Öğr. Gör. Mestan Karabacak ise 'Karamanoğlu Mehmet Bey ile Yunus Emre'nin Anadolu Türkçesindeki Rolü' hakkında bilgiler aktardı.
Öğr. Gör. Mestan Karabacak, Türklerin Anadolu'ya yerleşmeleri ve Karamanoğlu Mehmet Bey'in Türkçeyi resmi dil ilan etmesinin tarihsel sürecinden bahsederek şunları söyledi: "Karamanoğlu Mehmet Bey bu fermanla sadece Türkçeyi Anadolu'da devlet dili yapmamış, aynı zamanda Oğuz Türkçesinin yazı dili olmasını da sağlamıştır. Siyasi alandaki liderliğiyle Karamanoğlu Mehmet Bey; dil, edebiyat ve sanat alanındaki öncülüğüyle Türkçenin en büyük şairi olan Yunus Emre, Oğuz Türkçesinin yazı dili haline gelmesinde öncü iki şahsiyet olarak karşımıza çıkmaktadır.
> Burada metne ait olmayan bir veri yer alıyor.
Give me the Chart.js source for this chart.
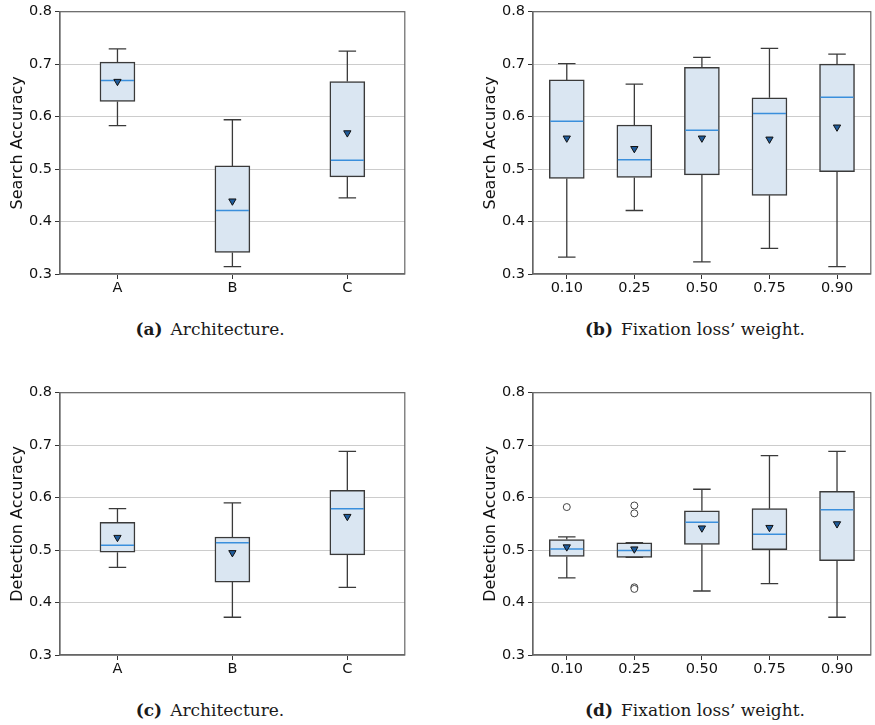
<!DOCTYPE html>
<html>
<head>
<meta charset="utf-8">
<script src="https://cdn.jsdelivr.net/npm/chart.js@4.4.1/dist/chart.umd.min.js"></script>
<style>
  html, body { margin:0; padding:0; background:#fff; width:875px; height:725px; overflow:hidden; }
  .panel { position:absolute; }
  .cap { position:absolute; transform:translate(-50%,-50%); white-space:nowrap;
         font-family:"DejaVu Serif", serif; font-size:17px; color:#1a1a1a; }
  .cap b { margin-right:8px; }
</style>
</head>
<body>
<div class="panel" style="left:0px;top:0px;width:410px;height:300px;"><canvas id="cA"></canvas></div>
<div class="panel" style="left:473px;top:0px;width:403px;height:300px;"><canvas id="cB"></canvas></div>
<div class="panel" style="left:0px;top:381px;width:410px;height:300px;"><canvas id="cC"></canvas></div>
<div class="panel" style="left:473px;top:381px;width:403px;height:300px;"><canvas id="cD"></canvas></div>
<div class="cap" style="left:210px;top:329px;"><b>(a)</b>Architecture.</div>
<div class="cap" style="left:695px;top:329px;"><b>(b)</b>Fixation loss’ weight.</div>
<div class="cap" style="left:210px;top:710px;"><b>(c)</b>Architecture.</div>
<div class="cap" style="left:695px;top:710px;"><b>(d)</b>Fixation loss’ weight.</div>
<script>
// ---- categories ----
const archLabels = ['A', 'B', 'C'];
const weightLabels = ['0.10', '0.25', '0.50', '0.75', '0.90'];
const yTickValues = [0.3, 0.4, 0.5, 0.6, 0.7, 0.8];

// ---- (a) Search accuracy by architecture ----
const searchArchMin  = [0.583, 0.314, 0.445];
const searchArchQ1   = [0.629, 0.341, 0.485];
const searchArchMed  = [0.669, 0.421, 0.517];
const searchArchQ3   = [0.704, 0.506, 0.667];
const searchArchMax  = [0.729, 0.594, 0.725];
const searchArchMean = [0.667, 0.439, 0.569];
const searchArchOutliers = [];

// ---- (b) Search accuracy by fixation loss weight ----
const searchWeightMin  = [0.332, 0.421, 0.323, 0.349, 0.314];
const searchWeightQ1   = [0.482, 0.484, 0.489, 0.450, 0.495];
const searchWeightMed  = [0.591, 0.518, 0.574, 0.606, 0.637];
const searchWeightQ3   = [0.670, 0.584, 0.694, 0.636, 0.700];
const searchWeightMax  = [0.701, 0.662, 0.713, 0.730, 0.719];
const searchWeightMean = [0.559, 0.539, 0.559, 0.557, 0.580];
const searchWeightOutliers = [];

// ---- (c) Detection accuracy by architecture ----
const detArchMin  = [0.467, 0.372, 0.429];
const detArchQ1   = [0.496, 0.439, 0.491];
const detArchMed  = [0.509, 0.514, 0.579];
const detArchQ3   = [0.553, 0.525, 0.614];
const detArchMax  = [0.579, 0.590, 0.688];
const detArchMean = [0.524, 0.495, 0.564];
const detArchOutliers = [];

// ---- (d) Detection accuracy by fixation loss weight ----
const detWeightMin  = [0.447, 0.486, 0.422, 0.436, 0.372];
const detWeightQ1   = [0.488, 0.486, 0.511, 0.501, 0.480];
const detWeightMed  = [0.502, 0.499, 0.553, 0.530, 0.577];
const detWeightQ3   = [0.520, 0.514, 0.575, 0.579, 0.612];
const detWeightMax  = [0.525, 0.514, 0.616, 0.680, 0.688];
const detWeightMean = [0.506, 0.502, 0.542, 0.543, 0.550];
const detWeightOutlierCats = ['0.10', '0.25', '0.25', '0.25', '0.25'];
const detWeightOutlierVals = [0.582, 0.585, 0.570, 0.429, 0.426];

const EDGE = '#3a3a3a';
const FILL = '#dae6f2';
const MEDIAN = '#3a8fdc';
const FRAME = '#666666';

const boxExtras = {
  id: 'boxExtras',
  afterDatasetDraw(chart, args) {
    const ds = chart.data.datasets[args.index];
    if (!ds.stats) return;
    const {ctx} = chart;
    const x = chart.scales.x, y = chart.scales.y;
    const s = ds.stats;
    ctx.save();
    args.meta.data.forEach((bar, i) => {
      const cx = x.getPixelForValue(i);
      const half = bar.width / 2;
      const capHalf = half / 2;
      const pMin = y.getPixelForValue(s.min[i]);
      const pQ1 = y.getPixelForValue(s.q1[i]);
      const pQ3 = y.getPixelForValue(s.q3[i]);
      const pMax = y.getPixelForValue(s.max[i]);
      const pMed = y.getPixelForValue(s.med[i]);
      ctx.strokeStyle = EDGE;
      ctx.lineWidth = 1.3;
      ctx.beginPath();
      ctx.moveTo(cx, pQ3); ctx.lineTo(cx, pMax);
      ctx.moveTo(cx - capHalf, pMax); ctx.lineTo(cx + capHalf, pMax);
      ctx.moveTo(cx, pQ1); ctx.lineTo(cx, pMin);
      ctx.moveTo(cx - capHalf, pMin); ctx.lineTo(cx + capHalf, pMin);
      ctx.stroke();
      ctx.strokeStyle = MEDIAN;
      ctx.lineWidth = 1.5;
      ctx.beginPath();
      ctx.moveTo(cx - half + 1, pMed); ctx.lineTo(cx + half - 1, pMed);
      ctx.stroke();
    });
    ctx.restore();
  },
  afterDraw(chart) {
    const {ctx, chartArea:a} = chart;
    ctx.save();
    ctx.strokeStyle = FRAME;
    ctx.lineWidth = 1.2;
    ctx.strokeRect(a.left, a.top, a.right - a.left, a.bottom - a.top);
    ctx.restore();
  }
};

function makeChart(id, labels, stats, mean, outliers, yTitle) {
  const boxData = labels.map((_, i) => [stats.q1[i], stats.q3[i]]);
  new Chart(document.getElementById(id), {
    type: 'bar',
    data: {
      labels: labels,
      datasets: [
        {
          type: 'line', data: mean, showLine: false,
          pointStyle: 'triangle', rotation: 180, pointRadius: 4.2, pointHoverRadius: 4.2,
          pointBackgroundColor: '#1f5c9c', pointBorderColor: '#111', pointBorderWidth: 1
        },
        {
          type: 'line', data: outliers, showLine: false,
          pointStyle: 'circle', pointRadius: 3.5, pointHoverRadius: 3.5,
          pointBackgroundColor: '#fff', pointBorderColor: '#444', pointBorderWidth: 1
        },
        {
          type: 'bar', data: boxData, stats: stats,
          backgroundColor: FILL, borderColor: EDGE, borderWidth: 1.5, borderSkipped: false,
          barThickness: 35, grouped: false
        }
      ]
    },
    options: {
      responsive: false, animation: false, devicePixelRatio: 1,
      layout: { padding: { top: 8, right: 2, left: 0, bottom: 0 } },
      plugins: { legend: { display: false }, tooltip: { enabled: false } },
      scales: {
        x: {
          type: 'category', offset: true,
          grid: { display: true, offset: false, drawOnChartArea: false, drawTicks: true, tickLength: 5, tickColor: '#333', tickWidth: 1 },
          border: { display: true, color: FRAME, width: 1.2 },
          ticks: { font: { family: 'DejaVu Sans', size: 14.5 }, color: '#111', padding: 1, maxRotation: 0 },
          afterFit: (sc) => { sc.height = 26; }
        },
        y: {
          min: 0.3, max: 0.8,
          afterBuildTicks: (sc) => { sc.ticks = yTickValues.map(v => ({ value: v })); },
          grid: { color: '#cccccc', lineWidth: 1, drawTicks: true, tickLength: 5, tickColor: '#333', tickWidth: 1 },
          border: { display: true, color: FRAME, width: 1.2 },
          ticks: { font: { family: 'DejaVu Sans', size: 14.5 }, color: '#111', padding: 3,
                   callback: (v) => Number(v).toFixed(1) },
          title: { display: true, text: yTitle, font: { family: 'DejaVu Sans', size: 16 }, color: '#111',
                   padding: { top: 8, bottom: 0 } },
          afterFit: (sc) => { sc.width = 60; }
        }
      }
    },
    plugins: [boxExtras]
  });
}

function sizeCanvas(id, w, h) {
  const c = document.getElementById(id);
  c.width = w; c.height = h; c.style.width = w + 'px'; c.style.height = h + 'px';
}
sizeCanvas('cA', 410, 300); sizeCanvas('cB', 403, 300);
sizeCanvas('cC', 410, 300); sizeCanvas('cD', 403, 300);

makeChart('cA', archLabels,
  { min: searchArchMin, q1: searchArchQ1, med: searchArchMed, q3: searchArchQ3, max: searchArchMax },
  searchArchMean, searchArchOutliers, 'Search Accuracy');
makeChart('cB', weightLabels,
  { min: searchWeightMin, q1: searchWeightQ1, med: searchWeightMed, q3: searchWeightQ3, max: searchWeightMax },
  searchWeightMean, searchWeightOutliers, 'Search Accuracy');
makeChart('cC', archLabels,
  { min: detArchMin, q1: detArchQ1, med: detArchMed, q3: detArchQ3, max: detArchMax },
  detArchMean, detArchOutliers, 'Detection Accuracy');
makeChart('cD', weightLabels,
  { min: detWeightMin, q1: detWeightQ1, med: detWeightMed, q3: detWeightQ3, max: detWeightMax },
  detWeightMean,
  detWeightOutlierCats.map((c, i) => ({ x: c, y: detWeightOutlierVals[i] })),
  'Detection Accuracy');
</script>
</body>
</html>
Yunus Emre'nin büyüklüğü sadece Türkçenin en güzel şiirlerini yazan büyük bir mutasavvıf şair olmasından değil, aynı zamanda elinde yazılı bir örmeği olmayan konuşma dili olan Oğuz Türkçesini de yazı dili haline getirmiş olmasındandır."
“Vakıf medeniyetini bilmeli, görmeli ve korumalıyız”
Panelin son konuşmacısı Arş. Gör. Dr. Kübra Dursun ise medeniyet konusuna değinerek, "Medeniyet; şehre ait olan anlamında kullanılır. Şehre ait olan her şey çok kıymetlidir. Şehirlerin içerisindeki vakıflarda bu anlamda önemli bir yer tutar. Vakıf kurma bilinci Türklerde de çok yaygındır. Bir yer fethedildiği zaman bile iskân rastgele yapılmamıştır. Öncelikle mutlaka o yere bir cami, ibadethane, hamam, medrese gibi vakıf yapılar inşa edilerek insanların sosyal hayattaki ihtiyaçları giderilmiştir. Bu yüzdendir ki vakıfların sayıları çok fazladır. Vakıf medeniyetini bilmeli, görmeli ve korumalıyız." ifadelerini kullandı.
Arş. Gör. Dr. Kübra Dursun konuşmasının sonunda Karaman'da bulunan vakıflardan örnekler sunarak, öğrencilere bu mekânları görmelerini konusunda tavsiyelerde bulundu.
Panel, hediye takdimlerinin ardından sona erdi.